This is a very simplified implementation of a CNN (Convolutional Neural Network) using C++ and CUDA for GPU acceleration. This implementation is intended for educational purposes and may not be optimized for performance or accuracy. Additionally, some functionalities were omitted for simplicity - proper data loading, CLI and metrics, inference and persistence, etc.
I have tried to squeeze out as much performance as possible without making complex optimizations, however that came with some trade-offs due to my limited time - for example, there is a huge memory footprint because of improper iterator for data loading and copying in layers.

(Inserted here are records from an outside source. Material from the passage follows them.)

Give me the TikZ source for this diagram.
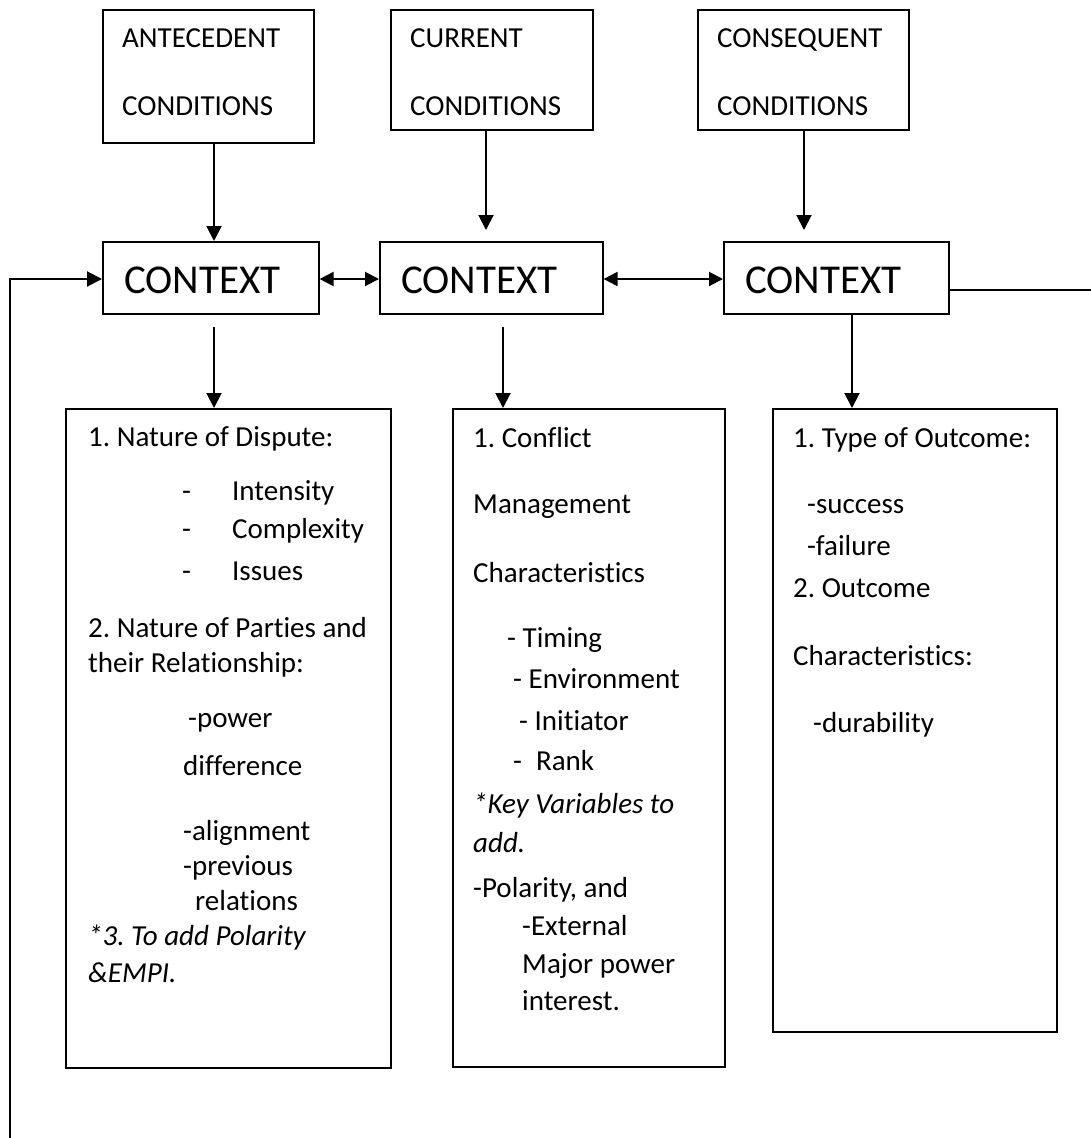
\documentclass[tikz,border=0pt]{standalone}
\usepackage{fontspec}
\setmainfont{Carlito}[Ligatures=NoCommon]
\usetikzlibrary{arrows.meta}
\frenchspacing
\begin{document}
\begin{tikzpicture}[x=1pt, y=-1pt,
        box/.style={draw, line width=1.6pt, anchor=north west, inner sep=0pt},
        link/.style={line width=2pt, -{Triangle[width=15pt,length=15pt]}},
        twoway/.style={line width=2pt, {Triangle[width=14pt,length=14pt]}-{Triangle[width=14pt,length=14pt]}},
        plain/.style={line width=2pt},
        txt/.style={anchor=base west, inner sep=0pt, align=flush left, text width=#1,
            font=\fontsize{29pt}{35pt}\selectfont},
        txt/.default=300pt,
        big/.style={anchor=base west, inner sep=0pt, font=\fontsize{41pt}{48pt}\selectfont}
    ]
    \useasboundingbox (0,0) rectangle (1091,1138);

    % Conditions along the top
    \foreach \n/\x/\w/\h/\l in {
        A/102/211/133/ANTECEDENT,
        B/390/202/120/CURRENT,
        C/697/211/120/CONSEQUENT
    } {
        \node[box, minimum width=\w pt, minimum height=\h pt] (\n) at (\x,9) {};
        \node[txt] (t\n) at (\x+20,47) {\l\\[33pt]CONDITIONS};
    }

    % Context row
    \foreach \n/\x/\w in {1/102/216, 2/379/223, 3/723/225} {
        \node[box, minimum width=\w pt, minimum height=72pt] (ctx\n) at (\x,241) {};
        \node[big] (ctxt\n) at (\x+22,293) {CONTEXT};
    }

    % Detail boxes
    \node[box, line width=2pt, minimum width=325pt, minimum height=659pt] (dispute) at (65,408) {};
    \node[box, line width=2pt, minimum width=272pt, minimum height=658pt] (manage) at (452,408) {};
    \node[box, line width=2pt, minimum width=284pt, minimum height=623pt] (outcome) at (772,408) {};

    \node[txt] (tdispute) at (88,446) {1. Nature of Dispute:\\[19pt]
        \hspace*{94pt}\makebox[50pt][l]{-}Intensity\\[3pt]
        \hspace*{94pt}\makebox[50pt][l]{-}Complexity\\[7pt]
        \hspace*{94pt}\makebox[50pt][l]{-}Issues\\[22pt]
        2. Nature of Parties and\\
        their Relationship:\\[20pt]
        \hspace*{100pt}-power\\[13pt]
        \hspace*{95pt}difference\\[30pt]
        \hspace*{95pt}-alignment\\
        \hspace*{95pt}-previous\\
        \hspace*{107pt}relations\\
        \textit{*3. To add Polarity}\\[2pt]
        \textit{\&EMPI.}};

    \node[txt=250pt] (tmanage) at (473,447) {1. Conflict\\[31pt]
        Management\\[34pt]
        Characteristics\\[30pt]
        \hspace*{34pt}- Timing\\[6pt]
        \hspace*{40pt}- Environment\\[7pt]
        \hspace*{46pt}- Initiator\\[5pt]
        \hspace*{40pt}-\hspace{14pt}Rank\\[8pt]
        \textit{*Key Variables to}\\[4pt]
        \textit{add.}\\[10pt]
        -Polarity, and\\[3pt]
        \hspace*{49pt}-External\\[3pt]
        \hspace*{49pt}Major power\\[2pt]
        \hspace*{49pt}interest.};

    \node[txt=260pt] (toutcome) at (793,447) {1. Type of Outcome:\\[31pt]
        \hspace*{14pt}-success\\[7pt]
        \hspace*{14pt}-failure\\[7pt]
        2. Outcome\\[33pt]
        Characteristics:\\[32pt]
        \hspace*{20pt}-durability};

    % Guide coordinates for the connectors
    \coordinate (xA) at (214,0);
    \coordinate (xB) at (486,0);
    \coordinate (xC) at (804,0);
    \coordinate (xM) at (503,0);
    \coordinate (xR) at (852,0);
    \coordinate (yMid) at (0,279);
    \coordinate (yOut) at (0,290);
    \coordinate (fbTop) at (10,279);
    \coordinate (fbBot) at (10,1138);
    \coordinate (rEnd) at (1091,290);

    % Connectors
    \draw[link] (A.south -| xA) -- (ctx1.north -| xA);
    \draw[link, shorten >=11pt] (B.south -| xB) -- (ctx2.north -| xB);
    \draw[link, shorten >=11pt] (C.south -| xC) -- (ctx3.north -| xC);
    \draw[link, shorten <=12pt] (ctx1.south -| xA) -- (dispute.north -| xA);
    \draw[link, shorten <=12pt] (ctx2.south -| xM) -- (manage.north -| xM);
    \draw[link] (ctx3.south -| xR) -- (outcome.north -| xR);
    \draw[twoway] (ctx1.east |- yMid) -- (ctx2.west |- yMid);
    \draw[twoway] (ctx2.east |- yMid) -- (ctx3.west |- yMid);
    \draw[plain] (ctx3.east |- yOut) -- (rEnd);
    \draw[link] (fbBot) -- (fbTop) -- (ctx1.west |- yMid);
\end{tikzpicture}
\end{document}
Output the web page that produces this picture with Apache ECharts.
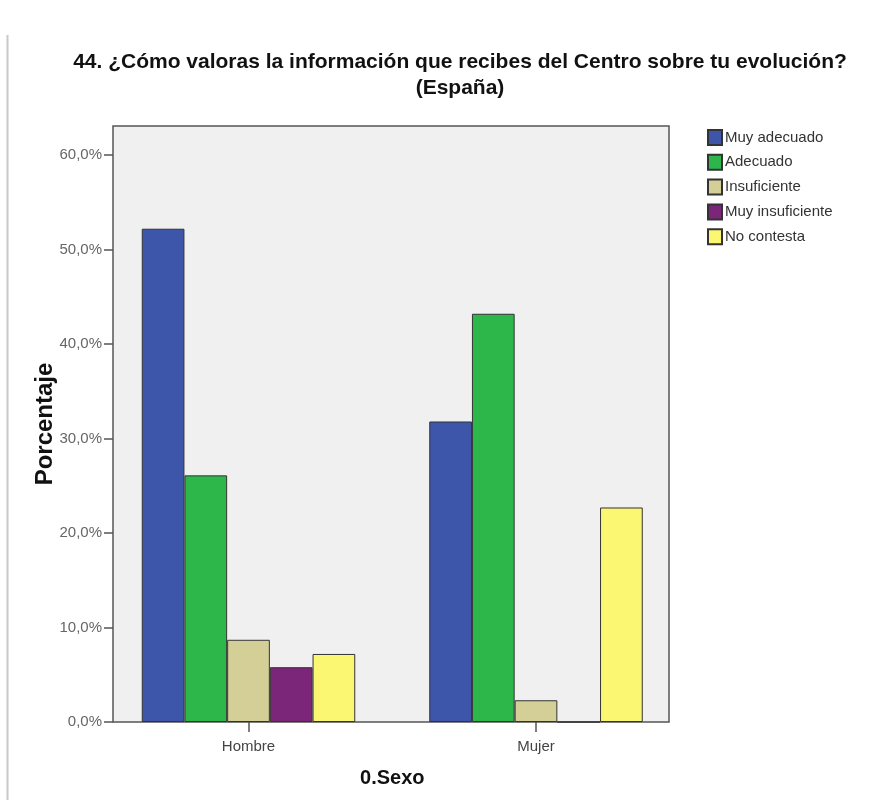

To simplify the data handling, I have decided to use templates for most of the cuda code, should make it much easier to handle different data types out of the box.
To compile and run the code, you need to have a CUDA-capable GPU and the CUDA toolkit installed. You can follow these steps:
- Clone the repo. Modify main.cu to change hyperparameters or dataset paths if needed (note that I might use slightly different name for unpacked MNIST data).
- Compile using CMake (I recommend opening this project in CLion, since it handles most of the stuff automatically,
don't forget to use proper compiler with CUDA included):
Most likely you can use nvcc instead of CMake, I haven't tested it though.
cmake --build ./cmake-build-<build-type> --target CNN_CUDA -j $(nproc)
- Run the executable:
./cnn_cuda
Ensure you are using MNIST dataset files in the same directory as the executable or modify the paths in the code accordingly.
I haven't added any CLI arguments, or proper inference because I have wanted to implement the core CNN in CUDA as a small challenge, I don't really think it's that important for this demo. Same about block_size and grid_size, they are hardcoded in most of the places, which is a subject for future improvement.